Immersive Learning
Immersive learning is hands-on training delivered inside a real-time 3D or VR environment, where staff practise on true-to-life products and scenarios instead of slides. The New Face builds these experiences in Unreal Engine 5, and has delivered immersive learning for Maisons including Cartier.
How it works
True-to-life product build
We rebuild the products, materials, and boutique or workshop environment as real-time 3D assets in Unreal Engine 5, so trainees handle accurate SKUs and settings rather than photos or generic mock-ups.
Scenario and interaction design
We script the learning scenarios, such as client interaction, product handling, craft steps, or safety procedures, as interactive sequences, so staff learn by doing and making decisions, not by watching.
VR or browser delivery
We ship to Meta Quest headsets for full VR, or stream the same experience to a browser via WebGL and NVIDIA GDN, so teams can train with or without headsets across sites.
Scoring and progress tracking
Completion, scores, and decision paths are captured per learner, so L&D and retail managers can see who has trained, how they performed, and where to reinforce.
FAQ
What is immersive learning?
Immersive learning is training delivered inside an interactive 3D or virtual reality environment, where the learner practises real tasks rather than reading or watching. It recreates products, spaces, and scenarios true to life, so skills are built through doing. It is used for product training, retail onboarding, craft and procedure training, and safety.
Does immersive learning improve training outcomes?
Yes. Immersive, VR-based learning measurably outperforms traditional formats. According to a PwC study on VR soft-skills training in the enterprise, learners completed training up to four times faster than in the classroom and were 275% more confident applying what they had learned. For a Maison, that means faster boutique onboarding and staff who present products and advise clients with more assurance.

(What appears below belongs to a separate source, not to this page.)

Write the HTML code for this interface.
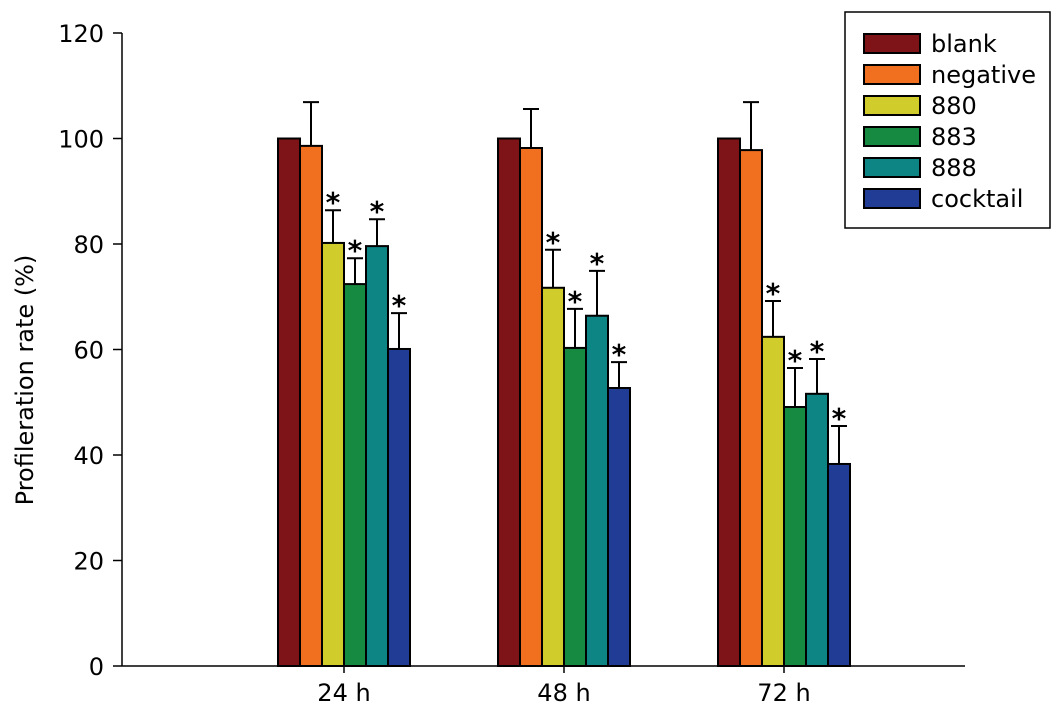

How long does it take to build an immersive learning experience?
A focused single-module experience typically takes 8 to 14 weeks at The New Face. The main effort is building the true-to-life 3D assets and scripting the interactive scenarios; adding modules, languages, or a scoring dashboard extends the timeline rather than restarting it.
How much does an immersive learning experience cost?
Most immersive learning projects at The New Face fall in the €35,000 to €75,000 range, driven by the number of scenarios, the fidelity of the 3D assets, and whether you need headset VR, browser delivery, or both. A single-module pilot sits at the lower end; multi-module programmes with tracking sit higher.
Does it require a VR headset?
No. The same experience can run on Meta Quest headsets for full immersion, or stream to a standard browser via WebGL and NVIDIA GDN for staff without headsets. This lets a brand pilot in VR in flagship locations while rolling out the browser version across a wider retail network.
What is the difference between immersive learning and a standard e-learning module?
A standard e-learning module presents slides, video, and quizzes that the learner watches and clicks through. Immersive learning puts the learner inside an interactive 3D scene to practise the task itself. The first tests whether you remember; the second builds whether you can actually do it, which is why immersive formats show stronger confidence and retention.